4.17 Deposit Accounts and
Securities Accounts . Set forth on Schedule 4.17 is a listing
of all of Borrowers’ Deposit Accounts and Securities
Accounts, including, with respect to each bank or securities
intermediary (a) the name and address of such Person, and (b) the
account numbers of the Deposit Accounts or Securities Accounts
maintained with such Person.
4.18 Complete Disclosure
. All factual information
(taken as a whole) furnished by or on behalf of Borrowers in
writing to Agent or any Lender (including all information contained
in the Schedules hereto or in the other Loan Documents) for
purposes of or in connection with this Agreement, the other Loan
Documents, or any transaction contemplated herein or therein is,
and all other such factual information (taken as a whole) hereafter
furnished by or on behalf of Borrowers in writing to Agent or any
Lender will be, true and accurate in all material respects on the
date as of which such information is dated or certified and not
incomplete by omitting to state any fact necessary to make such
information (taken as a whole) not misleading in any material
respect at such time in light of the circumstances under which such
information was provided.

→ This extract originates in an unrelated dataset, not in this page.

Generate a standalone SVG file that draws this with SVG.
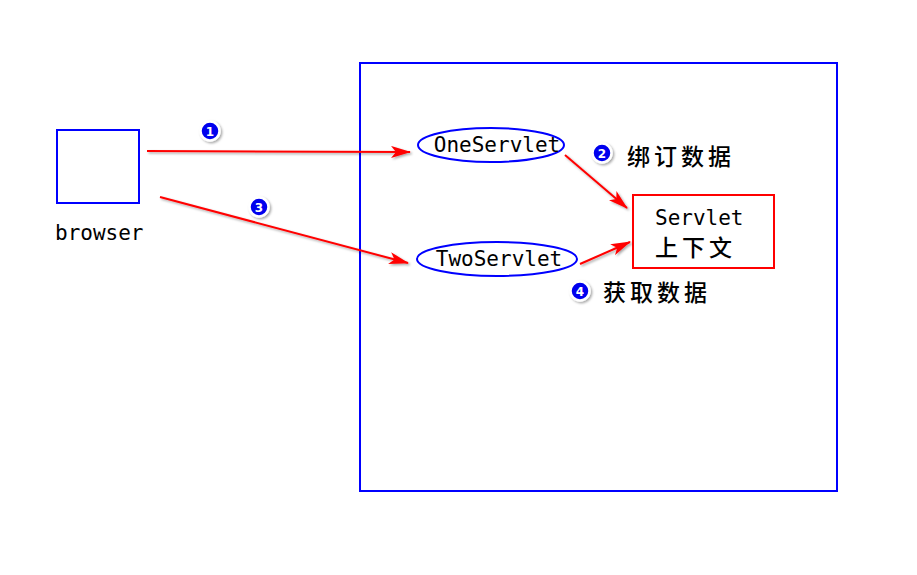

On the Closing Date, the Closing Date
Projections represent, and as of the date on which any other
Projections are delivered to Agent, such additional Projections
represent Borrowers’ good faith estimate of their future
performance for the periods covered thereby.
4.19 Indebtedness
. Set forth on
Schedule 4.19 is a true and complete list of all
Indebtedness of each Borrower outstanding immediately prior to the
Closing Date that is to remain outstanding after the Closing Date
and such Schedule accurately reflects the aggregate principal
amount of such Indebtedness and describes the principal terms
thereof.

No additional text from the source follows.